2
votes

I'm trying to solve the following with the IBM Watson Natural Language Classifier on IBM Bluemix:

I have N training documents D labeled with labels l_x_y of different Label Sets S_1 to S_n. Where x defines the label set and y the actual label within the set. Each document can be labeled with multiple labels (coming from different Label Sets).

Here an Example:

Label Set 1 : S_1={a,b,c,d,e,f} Label Set 2 : S_2={1,2,3,4,5,6}

D_1 = "This is some text", {a,c,e,1,3,4} D_2 = "This is some text2", {d,f,4}

If I understood correctly the REST service is capable of being trained with multiple classes. The naive approach would be to just train a different classifier for each label set.

But is there a better way to do this? E.g. can I use the union of the labels of each set (as illustrated in D_1 and D_2) ?

Because the API Documentation says the following about the response:

An array [Classes] of up to ten class_name-confidence pairs that are sorted in descending order of confidence. If there are fewer than 10 classes, the sum of the confidence values is 100%.
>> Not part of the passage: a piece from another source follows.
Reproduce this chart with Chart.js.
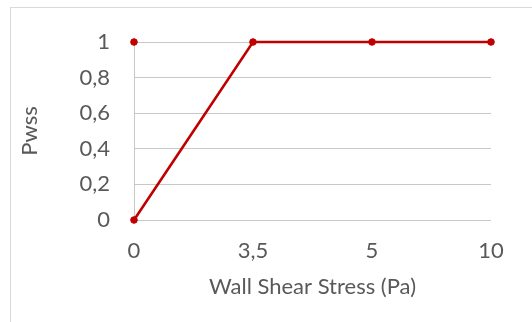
<!DOCTYPE html>
<html><head><meta charset="utf-8">
<script src="https://cdn.jsdelivr.net/npm/chart.js@4/dist/chart.umd.min.js"></script>
<style>
html,body{margin:0;padding:0;background:#fff;}
#frame{position:absolute;left:10px;top:7px;width:540px;height:330px;border:1px solid #d9d9d9;box-sizing:border-box;}
#wrap{position:absolute;left:0;top:0;width:532px;height:322px;}
</style></head>
<body>
<div id="frame"></div>
<div id="wrap"><canvas id="c" width="532" height="322"></canvas></div>
<script>
const categories = ["0", "3,5", "5", "10"];
const pwssValues = [0, 1, 1, 1];
const extraPoint = [1, null, null, null];
const yTickValues = [0, 0.2, 0.4, 0.6, 0.8, 1];
const xTitle = "Wall Shear Stress (Pa)";
const yTitle = "Pwss";

const FONT = "Lato, 'Open Sans', sans-serif";
const TEXT = "#595959";
const RED = "#c00000";

new Chart(document.getElementById('c'), {
  type: 'line',
  data: {
    labels: categories,
    datasets: [
      {data: pwssValues, borderColor: RED, backgroundColor: RED, borderWidth: 2.6, clip: false,
       pointRadius: 3.3, pointBorderWidth: 1, pointBackgroundColor: RED, pointBorderColor: RED, tension: 0},
      {data: extraPoint, showLine: false, borderColor: RED, backgroundColor: RED, clip: false,
       pointRadius: 3.3, pointBorderWidth: 1, pointBackgroundColor: RED, pointBorderColor: RED}
    ]
  },
  options: {
    responsive: false,
    animation: false,
    layout: {padding: {left: 17, right: 41, top: 42, bottom: 22}},
    plugins: {legend: {display: false}, tooltip: {enabled: false}},
    scales: {
      x: {
        offset: false,
        grid: {display: false, drawTicks: false},
        border: {display: false},
        ticks: {color: TEXT, font: {family: FONT, size: 22}, padding: 18, maxRotation: 0},
        title: {display: true, text: xTitle, color: TEXT, font: {family: FONT, size: 22}, padding: {top: 4, bottom: 0}},
        afterFit: s => { s.height = 80; }
      },
      y: {
        min: 0, max: 1,
        afterBuildTicks: s => { s.ticks = yTickValues.map(v => ({value: v})); },
        grid: {color: "#c8c8c8", lineWidth: 1, drawTicks: false},
        border: {display: true, color: "#c8c8c8", width: 1},
        ticks: {color: TEXT, font: {family: FONT, size: 22}, padding: 24,
          callback: v => String(v).replace('.', ',')},
        title: {display: true, text: yTitle, color: TEXT, font: {family: FONT, size: 22}, padding: {top: 0, bottom: 0}},
        afterFit: s => { s.width = 117; }
      }
    }
  }
});
</script>
</body></html>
So this means if the cardinality of the union of all label sets is > 10 it might omit low confidence classes, but is there any other issue with using the union of the label sets?

1

1 Answers

3
votes

The data format specifies that each column after the "text" will be considered as a class label. If you send the training data as (in your case):

"This is some text", "{a,c,e,1,3,4}"

"This is some text2", "{d,f,4}"

then, the service assumes there are two unique classes in the training data: {a,c,e,1,3,4} and {d,f,4}.

However, you may try training on multiple labels by creating a training data like:

"This is some text", a,c,e,1,3,4

"This is some text2", d,f,4

in which case, you are training on 8 unique classes. Hence, the classification output will contain the confidence values for these classes. It is up to you to categorize the resulting classes in either of those label sets.